# [PROBLEM DETAILS]
Would you quote every entry exactly, dropping only the pictures?

(Figure scripts)
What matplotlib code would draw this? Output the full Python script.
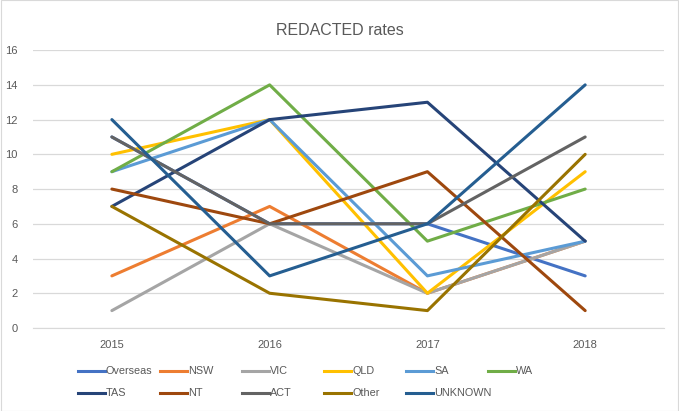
import numpy as np
import matplotlib
matplotlib.use("Agg")
import matplotlib.pyplot as plt
from matplotlib.lines import Line2D

plt.rcParams['font.family'] = ['Liberation Sans', 'DejaVu Sans']

years = ["2015", "2016", "2017", "2018"]
series_names = ["Overseas", "NSW", "VIC", "QLD", "SA", "WA",
                "TAS", "NT", "ACT", "Other", "UNKNOWN"]
colors = ["#4472C4", "#ED7D31", "#A5A5A5", "#FFC000", "#5B9BD5", "#70AD47",
          "#264478", "#9E480E", "#636363", "#997300", "#255E91"]

overseas = [11, 6, 6, 3]
nsw = [3, 7, 2, 5]
vic = [1, 6, 2, 5]
qld = [10, 12, 2, 9]
sa = [9, 12, 3, 5]
wa = [9, 14, 5, 8]
tas = [7, 12, 13, 5]
nt = [8, 6, 9, 1]
act = [11, 6, 6, 11]
other = [7, 2, 1, 10]
unknown = [12, 3, 6, 14]

values = [overseas, nsw, vic, qld, sa, wa, tas, nt, act, other, unknown]

txt = "#595959"

fig = plt.figure(figsize=(6.79, 4.11), dpi=100)
ax = fig.add_axes([0.0486, 0.202, 0.9294, 0.676])

x = np.arange(len(years))
for name, vals, c in zip(series_names, values, colors):
    ax.plot(x, vals, color=c, lw=2.2, label=name, solid_capstyle="round")

ax.set_xlim(-0.5, 3.5)
ax.set_ylim(0, 16)
ax.set_yticks(np.arange(0, 17, 2))
ax.set_xticks(x)
ax.set_xticklabels(years)
ax.grid(axis="y", color="#D9D9D9", lw=0.9)
ax.set_axisbelow(True)
for s in ["top", "right", "left"]:
    ax.spines[s].set_visible(False)
ax.spines["bottom"].set_color("#D9D9D9")
ax.tick_params(length=0, colors=txt, labelsize=8)
ax.tick_params(axis="x", pad=9)
ax.tick_params(axis="y", pad=11)

fig.text(0.5, 0.925, "REDACTED rates", ha="center", va="center",
         fontsize=11.5, color=txt)

# legend laid out like Excel: equal column widths, two rows
for i, (name, c) in enumerate(zip(series_names, colors)):
    row, col = divmod(i, 6)
    x0 = (78 + col * 82) / 679
    y0 = 1 - (371 + row * 22) / 411
    fig.add_artist(Line2D([x0, x0 + 27 / 679], [y0, y0], color=c, lw=2.2,
                          transform=fig.transFigure))
    fig.text(x0 + 28 / 679, y0, name, ha="left", va="center",
             fontsize=7.8, color=txt)

fig.add_artist(plt.Rectangle((0.001, 0.001), 0.998, 0.998, fill=False,
                             edgecolor="#D9D9D9", lw=0.8,
                             transform=fig.transFigure))

fig.savefig("out.png", dpi=100)
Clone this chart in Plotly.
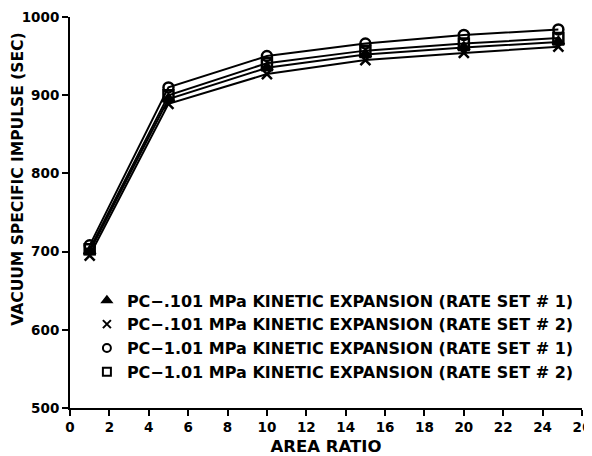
import plotly.graph_objects as go

area_ratio = [1, 5, 10, 15, 20, 24.8]
isp_pc0101_set1 = [700, 895, 935, 952, 961, 968]   # triangle
isp_pc0101_set2 = [695, 889, 927, 945, 954, 962]   # x
isp_pc101_set1 = [708, 910, 950, 966, 977, 984]    # circle
isp_pc101_set2 = [703, 900, 941, 957, 966, 973]    # square

names = [
    "PC\u2212.101 MPa KINETIC EXPANSION (RATE SET # 1)",
    "PC\u2212.101 MPa KINETIC EXPANSION (RATE SET # 2)",
    "PC\u22121.01 MPa KINETIC EXPANSION (RATE SET # 1)",
    "PC\u22121.01 MPa KINETIC EXPANSION (RATE SET # 2)",
]
series = [isp_pc0101_set1, isp_pc0101_set2, isp_pc101_set1, isp_pc101_set2]
symbols = ["triangle-up", "x-thin", "circle-open", "square-open"]

fig = go.Figure()
for name, ys, sym in zip(names, series, symbols):
    fig.add_trace(go.Scatter(
        x=area_ratio, y=ys, name=name, mode="lines+markers",
        showlegend=False,
        line=dict(color="black", width=2),
        marker=dict(symbol=sym, size=10, color="black",
                    line=dict(color="black", width=2.5)),
    ))
# legend-only entries (symbol without line)
for name, sym in zip(names, symbols):
    fig.add_trace(go.Scatter(
        x=[None], y=[None], name=name, mode="markers",
        marker=dict(symbol=sym, size=8, color="black",
                    line=dict(color="black", width=2)),
    ))

font = dict(family="DejaVu Sans, Liberation Sans, sans-serif", size=14,
            color="black", weight="bold")
fig.update_layout(
    width=584, height=448,
    margin=dict(l=62, r=10, t=9, b=48),
    paper_bgcolor="white", plot_bgcolor="white",
    font=font,
    showlegend=True,
    legend=dict(x=0.033, y=0.183, xanchor="left", yanchor="middle",
                bgcolor="rgba(0,0,0,0)",
                font=dict(size=16, weight="bold"),
                tracegroupgap=0, itemwidth=30),
    xaxis=dict(range=[0, 26], tickmode="array",
               tickvals=list(range(0, 27, 2)),
               automargin=False,
               showgrid=False, zeroline=False,
               showline=True, linecolor="black", linewidth=2,
               ticks="outside", ticklen=6, tickwidth=2, tickcolor="black",
               title=dict(text="AREA RATIO", standoff=9,
                          font=dict(size=16.5, weight="bold")),
               tickfont=dict(size=13.5, weight="bold")),
    yaxis=dict(range=[500, 1000], tickmode="array",
               tickvals=[500, 600, 700, 800, 900, 1000],
               automargin=False,
               showgrid=False, zeroline=False,
               showline=True, linecolor="black", linewidth=2,
               ticks="outside", ticklen=6, tickwidth=2, tickcolor="black",
               tickfont=dict(size=13.5, weight="bold")),
    annotations=[dict(
        text="VACUUM SPECIFIC IMPULSE (SEC)", textangle=-90,
        xref="paper", yref="paper", x=-0.102, y=0.586,
        xanchor="center", yanchor="middle", showarrow=False,
        font=dict(size=15.5, weight="bold"),
    )],
)

fig.write_html("out.html")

# [RIGHT ANSWER]
What matplotlib code would draw this? Output the full Python script.
import numpy as np
import matplotlib
matplotlib.use("Agg")
import matplotlib.pyplot as plt
from matplotlib.lines import Line2D

plt.rcParams['font.family'] = ['Liberation Sans', 'DejaVu Sans']

years = ["2015", "2016", "2017", "2018"]
series_names = ["Overseas", "NSW", "VIC", "QLD", "SA", "WA",
                "TAS", "NT", "ACT", "Other", "UNKNOWN"]
colors = ["#4472C4", "#ED7D31", "#A5A5A5", "#FFC000", "#5B9BD5", "#70AD47",
          "#264478", "#9E480E", "#636363", "#997300", "#255E91"]

overseas = [11, 6, 6, 3]
nsw = [3, 7, 2, 5]
vic = [1, 6, 2, 5]
qld = [10, 12, 2, 9]
sa = [9, 12, 3, 5]
wa = [9, 14, 5, 8]
tas = [7, 12, 13, 5]
nt = [8, 6, 9, 1]
act = [11, 6, 6, 11]
other = [7, 2, 1, 10]
unknown = [12, 3, 6, 14]

values = [overseas, nsw, vic, qld, sa, wa, tas, nt, act, other, unknown]

txt = "#595959"

fig = plt.figure(figsize=(6.79, 4.11), dpi=100)
ax = fig.add_axes([0.0486, 0.202, 0.9294, 0.676])

x = np.arange(len(years))
for name, vals, c in zip(series_names, values, colors):
    ax.plot(x, vals, color=c, lw=2.2, label=name, solid_capstyle="round")

ax.set_xlim(-0.5, 3.5)
ax.set_ylim(0, 16)
ax.set_yticks(np.arange(0, 17, 2))
ax.set_xticks(x)
ax.set_xticklabels(years)
ax.grid(axis="y", color="#D9D9D9", lw=0.9)
ax.set_axisbelow(True)
for s in ["top", "right", "left"]:
    ax.spines[s].set_visible(False)
ax.spines["bottom"].set_color("#D9D9D9")
ax.tick_params(length=0, colors=txt, labelsize=8)
ax.tick_params(axis="x", pad=9)
ax.tick_params(axis="y", pad=11)

fig.text(0.5, 0.925, "REDACTED rates", ha="center", va="center",
         fontsize=11.5, color=txt)

# legend laid out like Excel: equal column widths, two rows
for i, (name, c) in enumerate(zip(series_names, colors)):
    row, col = divmod(i, 6)
    x0 = (78 + col * 82) / 679
    y0 = 1 - (371 + row * 22) / 411
    fig.add_artist(Line2D([x0, x0 + 27 / 679], [y0, y0], color=c, lw=2.2,
                          transform=fig.transFigure))
    fig.text(x0 + 28 / 679, y0, name, ha="left", va="center",
             fontsize=7.8, color=txt)

fig.add_artist(plt.Rectangle((0.001, 0.001), 0.998, 0.998, fill=False,
                             edgecolor="#D9D9D9", lw=0.8,
                             transform=fig.transFigure))

fig.savefig("out.png", dpi=100)
Clone this chart in Plotly.
import plotly.graph_objects as go

area_ratio = [1, 5, 10, 15, 20, 24.8]
isp_pc0101_set1 = [700, 895, 935, 952, 961, 968]   # triangle
isp_pc0101_set2 = [695, 889, 927, 945, 954, 962]   # x
isp_pc101_set1 = [708, 910, 950, 966, 977, 984]    # circle
isp_pc101_set2 = [703, 900, 941, 957, 966, 973]    # square

names = [
    "PC\u2212.101 MPa KINETIC EXPANSION (RATE SET # 1)",
    "PC\u2212.101 MPa KINETIC EXPANSION (RATE SET # 2)",
    "PC\u22121.01 MPa KINETIC EXPANSION (RATE SET # 1)",
    "PC\u22121.01 MPa KINETIC EXPANSION (RATE SET # 2)",
]
series = [isp_pc0101_set1, isp_pc0101_set2, isp_pc101_set1, isp_pc101_set2]
symbols = ["triangle-up", "x-thin", "circle-open", "square-open"]

fig = go.Figure()
for name, ys, sym in zip(names, series, symbols):
    fig.add_trace(go.Scatter(
        x=area_ratio, y=ys, name=name, mode="lines+markers",
        showlegend=False,
        line=dict(color="black", width=2),
        marker=dict(symbol=sym, size=10, color="black",
                    line=dict(color="black", width=2.5)),
    ))
# legend-only entries (symbol without line)
for name, sym in zip(names, symbols):
    fig.add_trace(go.Scatter(
        x=[None], y=[None], name=name, mode="markers",
        marker=dict(symbol=sym, size=8, color="black",
                    line=dict(color="black", width=2)),
    ))

font = dict(family="DejaVu Sans, Liberation Sans, sans-serif", size=14,
            color="black", weight="bold")
fig.update_layout(
    width=584, height=448,
    margin=dict(l=62, r=10, t=9, b=48),
    paper_bgcolor="white", plot_bgcolor="white",
    font=font,
    showlegend=True,
    legend=dict(x=0.033, y=0.183, xanchor="left", yanchor="middle",
                bgcolor="rgba(0,0,0,0)",
                font=dict(size=16, weight="bold"),
                tracegroupgap=0, itemwidth=30),
    xaxis=dict(range=[0, 26], tickmode="array",
               tickvals=list(range(0, 27, 2)),
               automargin=False,
               showgrid=False, zeroline=False,
               showline=True, linecolor="black", linewidth=2,
               ticks="outside", ticklen=6, tickwidth=2, tickcolor="black",
               title=dict(text="AREA RATIO", standoff=9,
                          font=dict(size=16.5, weight="bold")),
               tickfont=dict(size=13.5, weight="bold")),
    yaxis=dict(range=[500, 1000], tickmode="array",
               tickvals=[500, 600, 700, 800, 900, 1000],
               automargin=False,
               showgrid=False, zeroline=False,
               showline=True, linecolor="black", linewidth=2,
               ticks="outside", ticklen=6, tickwidth=2, tickcolor="black",
               tickfont=dict(size=13.5, weight="bold")),
    annotations=[dict(
        text="VACUUM SPECIFIC IMPULSE (SEC)", textangle=-90,
        xref="paper", yref="paper", x=-0.102, y=0.586,
        xanchor="center", yanchor="middle", showarrow=False,
        font=dict(size=15.5, weight="bold"),
    )],
)

fig.write_html("out.html")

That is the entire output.